Deux reconversions professionnelles, deux presque retraités en quête de contact avec le matériau : la promotion printanière du certificat de qualification professionnelle (CQP) de niveau 1 reflète la diversité cherchée par les Artisans bâtisseurs en pierre sèche (ABPS), pour cette offre encore nouvelle, lancée en 2023. Le 2 mai à l’issue des trois semaines d’initiation à l’école spécialisée perchée sur une crête dans le hameau de l’Espinas à Ventalon-en-Cévennes (Lozère), la mine réjouie des quatre nouveaux certifiés ne trompe pas : ils n’ont pas dit leur dernier mot à la pierre sèche.
Fondations artisanales
Née dans ce haut lieu du désert français en 2002, l’association d’artisans y a implanté la seule école européennedédiée à son savoir-faire. Depuis son agrément comme organisme de formation habilité à délivrer les diplômes reconnus par la Commission paritaire nationale pour l’emploi (CPNE) dans le BTP, le CQP2 a constitué son principal cheval de bataille, dans le cadre d’un portage conjoint avec la Fédération française du bâtiment du Gard.
A l’issue d’un parcours de quatre mois, les stagiaires qui décrochent ce certificat d’ « ouvrier professionnel en pierre sèche » peuvent s’enregistrer comme artisan à la chambre de métiers, même si l’ABPS recommande de commencer par une phase de salariat. La majorité des financements provient des organismes collecteurs du secteur : Constructys et Fafcea.
Conditions optimales
Depuis l’homologation de ce certificat en 2010 par la CPNE, l’ABPS recense 250 titulaires (voir en encadré le témoignage de quatre stagiaires). L’organisme de formation garantit des conditions de formation favorables à l’individualisation de la pédagogie : « Jamais plus de huit stagiaires pour un formateur, et un maximum de 12 par session », rappelle Benjamin Deceuninck, directeur de l’école. Sans doute ces chiffres éclairent-ils l’attractivité de l’offre : l’école annonce quatre fois plus de candidats que de places disponibles.

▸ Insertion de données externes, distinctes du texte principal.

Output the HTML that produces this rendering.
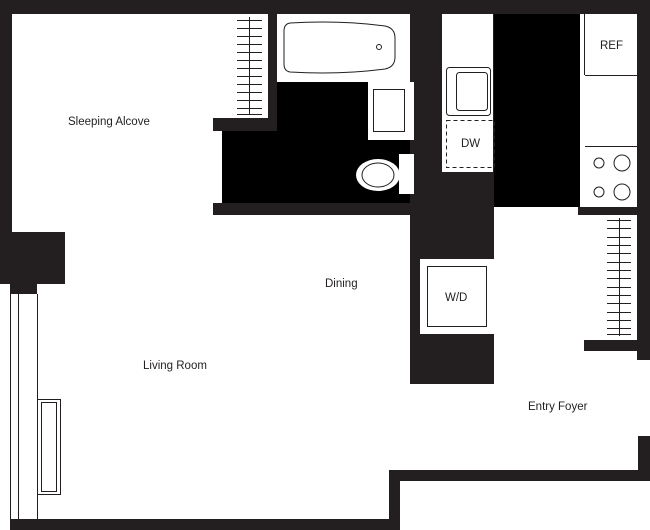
<!DOCTYPE html>
<html><head><style>html,body{margin:0;padding:0;background:#fff}svg{display:block}</style></head><body>
<svg width="650" height="530" viewBox="0 0 650 530" xmlns="http://www.w3.org/2000/svg" font-family="Liberation Sans, sans-serif" font-size="11.5" fill="#231f20">
<rect width="650" height="530" fill="#fff"/>
<g fill="#231f20">
<rect x="0" y="0" width="650" height="14"/>
<rect x="0" y="0" width="12" height="240"/>
<rect x="0" y="232" width="65" height="52"/>
<rect x="10" y="284" width="27" height="10"/>
<rect x="10" y="519" width="390" height="11"/>
<rect x="389" y="470" width="11" height="60"/>
<rect x="389" y="470" width="261" height="11"/>
<rect x="638" y="436" width="12" height="45"/>
<rect x="637" y="0" width="13" height="360"/>
<rect x="584" y="340" width="66" height="11"/>
<rect x="268" y="14" width="9" height="110"/>
<rect x="213" y="118" width="64" height="13"/>
<rect x="213" y="203" width="201" height="12"/>
<rect x="410" y="14" width="84" height="370"/>
<rect x="578" y="207" width="72" height="8"/>
</g>
<g fill="#000">
<rect x="277" y="82" width="133" height="121"/>
<rect x="222" y="131" width="60" height="72"/>
<rect x="494" y="14" width="86" height="193"/>
</g>
<g fill="#fff">
<rect x="277" y="14" width="124" height="67"/>
<rect x="442" y="14" width="51" height="158"/>
<rect x="420" y="259" width="74" height="75"/>
<rect x="580" y="14" width="57" height="184"/>
<rect x="368" y="82" width="46" height="58"/>
<rect x="399" y="154" width="15" height="40"/>
</g>
<g fill="none" stroke="#231f20" stroke-width="1">
<path d="M290 23 Q340 20 385 26 Q395 28 395 38 L395 57 Q395 67 385 69 Q340 75 290 72 Q284 71 284 64 L284 31 Q284 24 290 23Z"/>
<circle cx="379" cy="47" r="2.5"/>
<rect x="373.5" y="89.5" width="31" height="42"/>
<rect x="446.5" y="67.5" width="44" height="48" rx="3"/>
<rect x="456.5" y="72.5" width="31" height="38" rx="3"/>
<rect x="446.5" y="120.5" width="48" height="47" stroke-dasharray="4,3"/>
<line x1="584.5" y1="14" x2="584.5" y2="75"/>
<line x1="585" y1="75.5" x2="637" y2="75.5"/>
<line x1="585" y1="146.5" x2="637" y2="146.5"/>
<circle cx="599" cy="163" r="5"/><circle cx="622" cy="163" r="8"/>
<circle cx="599" cy="192" r="5"/><circle cx="622" cy="192" r="8"/>
<rect x="427.5" y="266.5" width="59" height="60"/>
<line x1="10.5" y1="294" x2="10.5" y2="519"/>
<line x1="18.5" y1="294" x2="18.5" y2="519"/>
<line x1="37.5" y1="294" x2="37.5" y2="519"/>
<rect x="37.5" y="399.5" width="23" height="95"/>
<rect x="41.5" y="402.5" width="15" height="89"/>
<line x1="249.5" y1="17" x2="249.5" y2="115"/>
<line x1="619.5" y1="218" x2="619.5" y2="336"/>
</g>
<ellipse cx="378" cy="175" rx="22" ry="16" fill="#fff"/>
<ellipse cx="378" cy="175" rx="16" ry="12" fill="none" stroke="#231f20"/>
<g stroke="#231f20" stroke-width="1">
<path d="M237 20.5h25M237 28.5h25M237 36.5h25M237 44.5h25M237 52.5h25M237 60.5h25M237 68.5h25M237 76.5h25M237 84.5h25M237 92.5h25M237 100.5h25M237 108.5h25M237 114.5h25"/>
<path d="M607 220.5h24M607 228.5h24M607 237.5h24M607 245.5h24M607 253.5h24M607 262.5h24M607 270.5h24M607 278.5h24M607 287.5h24M607 295.5h24M607 303.5h24M607 312.5h24M607 320.5h24M607 328.5h24M607 334.5h24"/>
</g>
<text x="68" y="125">Sleeping Alcove</text>
<text x="325" y="287">Dining</text>
<text x="143" y="369">Living Room</text>
<text x="528" y="410">Entry Foyer</text>
<text x="600" y="49">REF</text>
<text x="461" y="147">DW</text>
<text x="445" y="301">W/D</text>
</svg>
</body></html>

Second certificat délivré par l’ABPS et homologué dès 2014 par le CPNE, le CPQ3, baptisé « compagnon professionnel en pierre sèche », n’a pour l’instant suscité que 24 diplômes. Plusieurs artisans reconnaissent que la peur de l’échec dissuade de s’engager dans cette formation d’élite.

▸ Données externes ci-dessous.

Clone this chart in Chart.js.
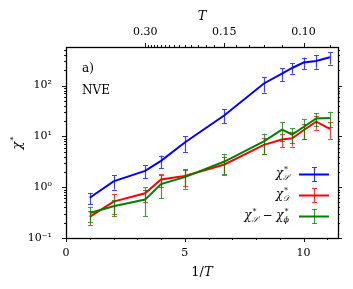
<!DOCTYPE html>
<html>
<head>
<meta charset="utf-8">
<script src="https://cdn.jsdelivr.net/npm/chart.js@4/dist/chart.umd.min.js"></script>
<style>
  body { margin: 0; background: #fff; }
  canvas { display: block; }
</style>
</head>
<body>
<canvas id="c" width="353" height="289"></canvas>
<script>
// 1/T values of the simulated temperatures
const invT = [1, 2, 3.33, 4, 5, 6.67, 8.33, 9.09, 9.52, 10, 10.53, 11.11];

const chiS    = [0.62, 1.3, 2.1, 3.3, 7.6, 26, 110, 172, 222, 284, 305, 360];
const chiSErr = [0.16, 0.4, 0.6, 0.9, 2.6, 8, 37, 50, 51, 73, 90, 100];

const chiD    = [0.26, 0.52, 0.76, 1.42, 1.66, 2.8, 6.8, 8.7, 9.2, 13.2, 19.5, 14];
const chiDErr = [0.08, 0.22, 0.25, 0.4, 0.6, 1.1, 2.3, 2.5, 2.9, 4.5, 6, 5];

const chiSPhi    = [0.31, 0.42, 0.57, 1.15, 1.58, 3.2, 8.0, 13.6, 10.9, 15.3, 22.5, 23];
const chiSPhiErr = [0.1, 0.15, 0.3, 0.55, 0.65, 1.35, 3.4, 5.4, 3.6, 6.5, 6.2, 7.5];

// axis ticks
const xTicks = [0, 5, 10];
const yTicks = [0.1, 1, 10, 100];
const yTickLabels = ['10⁻¹', '10⁰', '10¹', '10²'];
const topMajorT = [0.30, 0.15, 0.10];
const topMinorT = [0.29, 0.28, 0.27, 0.26, 0.25, 0.24, 0.23, 0.22, 0.21, 0.20, 0.19, 0.18, 0.17, 0.16,
                   0.14, 0.13, 0.12, 0.11, 0.09];

const SERIF = '"DejaVu Serif", serif';
const BIG = 'italic 12px ' + SERIF;
const SMALL = 'italic 8px ' + SERIF;
const UP = '12px ' + SERIF;

function pts(ys) {
  return ys.map((v, i) => ({ x: invT[i], y: v }));
}

const series = [
  { color: '#0000ff', vals: chiS, errs: chiSErr },
  { color: '#ff0000', vals: chiD, errs: chiDErr },
  { color: '#008000', vals: chiSPhi, errs: chiSPhiErr }
];

// small math text: {t, font, dy} or {sup, sub} stacked
function mathWidth(ctx, toks) {
  let w = 0;
  for (const t of toks) {
    if (t.sup !== undefined) {
      ctx.font = SMALL;
      w += Math.max(ctx.measureText(t.sup).width, ctx.measureText(t.sub || '').width) + 1;
    } else {
      ctx.font = t.font;
      w += ctx.measureText(t.t).width;
    }
  }
  return w;
}

function drawMath(ctx, toks, x, y, align) {
  const total = mathWidth(ctx, toks);
  let cx = align === 'right' ? x - total : align === 'center' ? x - total / 2 : x;
  ctx.textAlign = 'left';
  ctx.textBaseline = 'alphabetic';
  for (const t of toks) {
    if (t.sup !== undefined) {
      ctx.font = SMALL;
      ctx.fillText(t.sup, cx + 1, y - 5);
      if (t.sub) ctx.fillText(t.sub, cx, y + 3);
      cx += Math.max(ctx.measureText(t.sup).width, ctx.measureText(t.sub || '').width) + 1;
    } else {
      ctx.font = t.font;
      ctx.fillText(t.t, cx, y + (t.dy || 0));
      cx += ctx.measureText(t.t).width;
    }
  }
}

const legendItems = [
  [{ t: 'χ', font: BIG }, { sup: '*', sub: '𝒮' }],
  [{ t: 'χ', font: BIG }, { sup: '*', sub: '𝒟' }],
  [{ t: 'χ', font: BIG }, { sup: '*', sub: '𝒮' }, { t: ' − ', font: UP }, { t: 'χ', font: BIG }, { sup: '*', sub: 'ϕ' }]
];

function errBar(ctx, x, y1, y2, cap) {
  const px = Math.round(x) + 0.5;
  ctx.beginPath();
  ctx.moveTo(px, y1);
  ctx.lineTo(px, y2);
  ctx.moveTo(px - cap, Math.round(y1) + 0.5);
  ctx.lineTo(px + cap, Math.round(y1) + 0.5);
  ctx.moveTo(px - cap, Math.round(y2) + 0.5);
  ctx.lineTo(px + cap, Math.round(y2) + 0.5);
  ctx.stroke();
}

const overlay = {
  id: 'overlay',
  afterDatasetDraw(chart, args) {
    const s = series[args.index];
    const ctx = chart.ctx;
    const xs = chart.scales.x, ys = chart.scales.y;
    ctx.save();
    ctx.strokeStyle = s.color;
    ctx.globalAlpha = 0.75;
    ctx.lineWidth = 1.2;
    s.vals.forEach((v, i) => {
      const lo = Math.max(v - s.errs[i], 0.1);
      errBar(ctx, xs.getPixelForValue(invT[i]), ys.getPixelForValue(v + s.errs[i]), ys.getPixelForValue(lo), 2.5);
    });
    ctx.restore();
  },
  afterDraw(chart) {
    const ctx = chart.ctx;
    const ca = chart.chartArea;
    const xs = chart.scales.x, ys = chart.scales.y;
    ctx.save();
    ctx.strokeStyle = '#000';
    ctx.fillStyle = '#000';

    // frame
    ctx.lineWidth = 1.3;
    ctx.strokeRect(Math.round(ca.left) + 0.5, Math.round(ca.top) + 0.5,
      Math.round(ca.right - ca.left), Math.round(ca.bottom - ca.top));
    ctx.lineWidth = 0.9;

    // bottom ticks
    ctx.beginPath();
    for (let v = 0; v <= 11; v++) {
      const px = Math.round(xs.getPixelForValue(v)) + 0.5;
      const len = v % 5 === 0 ? 4 : 2;
      ctx.moveTo(px, ca.bottom);
      ctx.lineTo(px, ca.bottom + len);
    }
    // top ticks (T axis)
    topMajorT.concat(topMinorT).forEach((T, i) => {
      const px = Math.round(xs.getPixelForValue(1 / T)) + 0.5;
      const len = i < topMajorT.length ? 4 : 2;
      ctx.moveTo(px, ca.top);
      ctx.lineTo(px, ca.top - len);
    });
    // left and right ticks (log)
    for (let k = -1; k <= 2; k++) {
      for (let m = 1; m <= 9; m++) {
        const v = m * Math.pow(10, k);
        if (v > ys.max) continue;
        const py = Math.round(ys.getPixelForValue(v)) + 0.5;
        const len = m === 1 ? 4 : 2;
        ctx.moveTo(ca.left - len, py);
        ctx.lineTo(ca.left, py);
        ctx.moveTo(ca.right, py);
        ctx.lineTo(ca.right + len, py);
      }
    }
    ctx.stroke();

    // axis titles
    drawMath(ctx, [{ t: '1/', font: '13px ' + SERIF }, { t: 'T', font: 'italic 13px ' + SERIF }], (ca.left + ca.right) / 2, 276, 'center');
    drawMath(ctx, [{ t: 'T', font: 'italic 13px ' + SERIF }], (ca.left + ca.right) / 2, 20, 'center');
    ctx.save();
    ctx.translate(21, 143);
    ctx.rotate(-Math.PI / 2);
    drawMath(ctx, [{ t: 'χ', font: 'italic 13px ' + SERIF }, { sup: '*' }], 0, 0, 'center');
    ctx.restore();

    // panel annotations
    ctx.font = UP;
    ctx.textAlign = 'left';
    ctx.fillText('a)', 82, 72);
    ctx.fillText('NVE', 82, 94);

    // legend
    const rows = [174, 195, 216];
    legendItems.forEach((toks, i) => {
      const y = rows[i];
      ctx.fillStyle = '#000';
      drawMath(ctx, toks, 290, y + 3, 'right');
      ctx.strokeStyle = series[i].color;
      ctx.lineWidth = 2;
      ctx.beginPath();
      ctx.moveTo(299, y + 0.5);
      ctx.lineTo(329, y + 0.5);
      ctx.stroke();
      ctx.lineWidth = 1.2;
      ctx.globalAlpha = 0.8;
      errBar(ctx, 314, y - 7, y + 7, 2.5);
      ctx.globalAlpha = 1;
    });
    ctx.restore();
  }
};

const tickFont = { family: SERIF, size: 11 };

new Chart(document.getElementById('c'), {
  type: 'line',
  data: {
    datasets: series.map((s, i) => ({
      data: pts(s.vals),
      borderColor: s.color,
      borderWidth: 2,
      pointRadius: 0,
      fill: false,
      tension: 0,
      order: 2 - i
    }))
  },
  options: {
    responsive: false,
    animation: false,
    devicePixelRatio: 1,
    layout: { padding: { right: 15 } },
    plugins: { legend: { display: false }, tooltip: { enabled: false } },
    scales: {
      x: {
        type: 'linear', position: 'bottom', min: 0, max: 11.45,
        afterBuildTicks: s => { s.ticks = xTicks.map(v => ({ value: v })); },
        afterFit: s => { s.height = 51; },
        grid: { display: false },
        border: { display: false },
        ticks: { font: tickFont, color: '#000', padding: 1, maxRotation: 0, autoSkip: false }
      },
      x2: {
        type: 'linear', position: 'top', min: 0, max: 11.45,
        afterBuildTicks: s => { s.ticks = topMajorT.map(T => ({ value: 1 / T })); },
        afterFit: s => { s.height = 47; },
        grid: { display: false },
        border: { display: false },
        ticks: {
          font: tickFont, color: '#000', padding: 0, maxRotation: 0, autoSkip: false,
          callback: v => (1 / v).toFixed(2)
        }
      },
      y: {
        type: 'logarithmic', position: 'left', min: 0.1, max: 575,
        afterBuildTicks: s => { s.ticks = yTicks.map(v => ({ value: v })); },
        afterFit: s => { s.width = 66; },
        grid: { display: false },
        border: { display: false },
        ticks: {
          font: tickFont, color: '#000', padding: 6, autoSkip: false,
          callback: (v, i) => yTickLabels[i]
        }
      }
    }
  },
  plugins: [overlay]
});
</script>
</body>
</html>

Ouverture aux acheteurs publics
Encore en rodage, le niveau 1 s’inscrit dans la nouvelle stratégie de l’ABPS : séduire les prescripteurs, et en particulier les acheteurs publics, identifiés comme un maillon décisif pour ramener la pierre sèche dans le radar des donneurs d’ordre du BTP. « Les formations courtes répondent à un besoin de diffuser la culture du matériau », commente Benjamin Deceuninck.
Pour répondre à ce nouveau marché autant que pour conforter ses positions dans la formation des entreprises, l’ABPS engage un mouvement de déconcentration. Après trois semaines probantes en Dordogne, les prochains stages programmés se dérouleront dans le Tarn, en Ariège et en Corse. Des conventions avec les départements ou avec le Centre national de la fonction publique territoriale encadrent les découvertes du matériau destinées aux collectivités. Engagée à travers un partenariat avec l’agence wallonne du patrimoine, une dynamique européenne se développe, dans le cadre du programme Erasmus, à Chypre, en Italie et en Espagne.
Changement de braquet
Le renforcement de la visibilité nationale de l’ABPS se manifeste également dans l’extension de son offre. L’école de Ventalon-en-Cévennes se prépare à reprendre les formations de l’association des Artisans lauziers couvreurs (ALC), hébergées jusqu’ici par la chambre de métiers de la Lozère à Mende. La création d’un CQP dédié aux calades, ces voiries perméables et ultrarésistantes aux intempéries, figure également parmi les projets à l’étude.
« Nous sommes en passe de changer de braquet », analyse Benjamin Deceuninck. Il en veut pour preuve les récentes demandes de devis reçues à Ventalon-en-Cévennes, en provenance des trois majors de la construction. Toute la difficulté, pour l’ABPS, tient dans sa capacité à tenir le rythme, entre une demande pressante et une offre dont la croissance s’inscrit dans le temps long. Selon le directeur de l’association, « il faut 5 à 10 ans pour former un bon artisan, et 5 de plus pour un bon formateur ».